Inspections also found that:

  • in contrast to male prisons, womens prisons had made sustainable improvements and almost all outcomes were reasonably good or good;
  • the welcome fall in the number of children in young offender institutions continued, from 1,708 in 2012-14 to 1,334 in 2013-14, however the reduced population is a more concentrated mix of boys with both great vulnerability and sometimes very violent behaviour;
  • women detainees in immigration detention were particularly vulnerable;
  • most short-term holding facilities provided reasonable conditions although child safeguarding procedures needed to be strengthened;
  • the first six-year programme with HM Inspectorate of Constabulary to inspect all places of police custody was completed, and found that physical conditions have improved over time, but the use of force in police custody was still not recorded; and
  • some treatment of detainees in court custody was unacceptable and too often there was no clearly identifiable accountability.

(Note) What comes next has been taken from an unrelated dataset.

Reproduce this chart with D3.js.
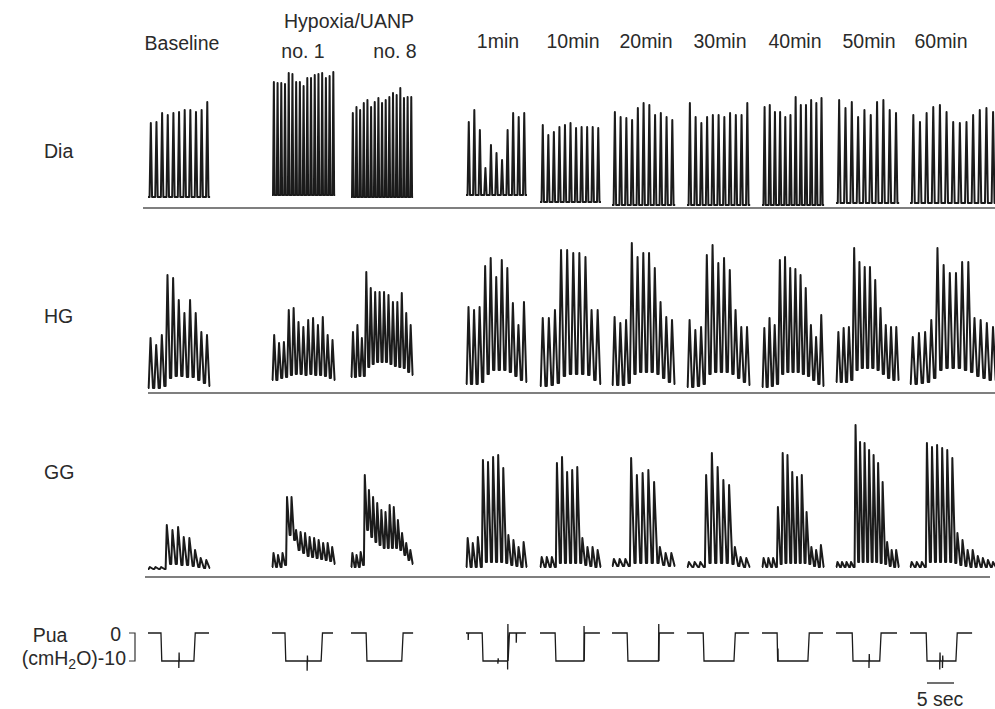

From April 2013 to March 2014, the Inspectorate published 98 individual inspection reports on prisons, police custody suites, immigration removal centres and other custodial establishments. Thematic reports were published, jointly with HM Inspectorate of Probation, on offender management and life sentenced prisoners. A new programme of almost entirely unannounced inspections was introduced. Other developments included:

  • completing the first year of a programme of joint inspections of Secure Training Centres with Ofsted;
  • completing planning for the first inspections of UK Armed Forces Service Custody Facilities, which replaced the old ‘guard houses;
  • revising prison inspection methodology which was published in a new inspection manual;
  • completing the development of inspection standards for womens prisons which will be consistent with the Bangkok Rules, the UN rules on the treatment of women prisoners; and
  • continuing to coordinate the work of the National Preventive Mechanism (NPM), a group of organisations which independently inspects all places of detention in accordance with the UKs obligation under the UN Optional Protocol to the Convention Against Torture (OPCAT).